Tanggapan lain diungkapkan oleh Ketua umum BEM Fakultas Ekonomi dan Bisnis (FEB), Sultan Ahmad Fahrezi. Menurutnya kebijakan pembatasan waktu di wilayah kampus harus dikaji lagi.
“Jadi cukup prihatin karena sarana prasarana yang seharusnya dapat digunakan dengan baik atau bebas menjadi terbatas karena adanya surat edaran tersebut,” ungkap Sultan.
Dirinya justru mempertanyakan esensi dan efek dari adanya kebijakan ini.
“Alasan kenapa pihak universitas membuat kebijakan tersebut? dan akan membuat efek atau tujuan apa yang dituju setelah melakukan kebijakan ini? Kalaupun memang tidak ada efek dari kebijakan yang ada, jadi untuk apa?,” tanyanya.
Ketua Umum BEM Fakultas Kedokteran (FK), Fariz Ath-Thaariq Shalih, menuturkan dengan dikeluarkannya surat edaran tersebut, akan menyebabkan pembatasan aktivitas bagi ormawa.

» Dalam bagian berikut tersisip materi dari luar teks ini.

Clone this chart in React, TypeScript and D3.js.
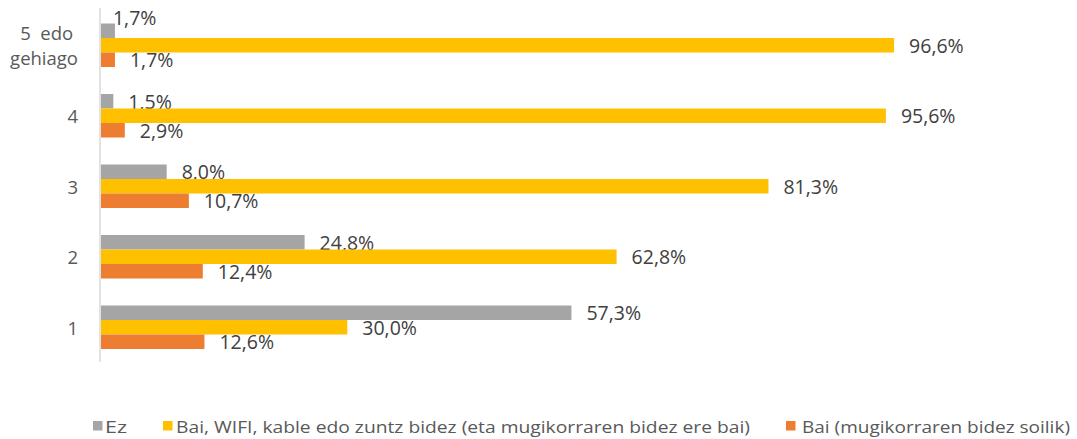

“Biasanya mahasiswa berdiskusi, melakukan aktifitasnya di kampus dan dengan dibatasinya kegiatan di kampus akan sangat berpengaruh ke produktifitas ormawa itu sendiri, akan kembali lagi ke rapat daring kalo misalnya dibatasi kegiatan di kampus,” tutur Fariz.
Ia berpendapat, banyak hal yang dapat dilakukan oleh kampus untuk mencegah kejadian pelecehan seksual.
“Seperti memberikan edukasi kepada seluruh mahasiswa ketimbang hanya menutup kampus lebih awal,” tukas Fariz.
Ketua Umum BEM Fakultas Teknik (FT), Yovi Maulana, turut menanggapi. Menurutnya, kebijakan ini bukan solusi terbaik dalam menciptakan kampus ramah perempuan. Hal ini justru menjadi pembatas atas kebebasan ekspresi dan berkreasi.
“Kekerasan seksual semoga tidak terjadi lagi, kampus ramah perempuan semoga cepat terealisasi. Cuma yang perlu digarisbawahi surat edaran ini tidak menjadi solusi utama karena bisa jadi malah menghambat dalam berekspresi dan berkreasi,” tutup Yovi.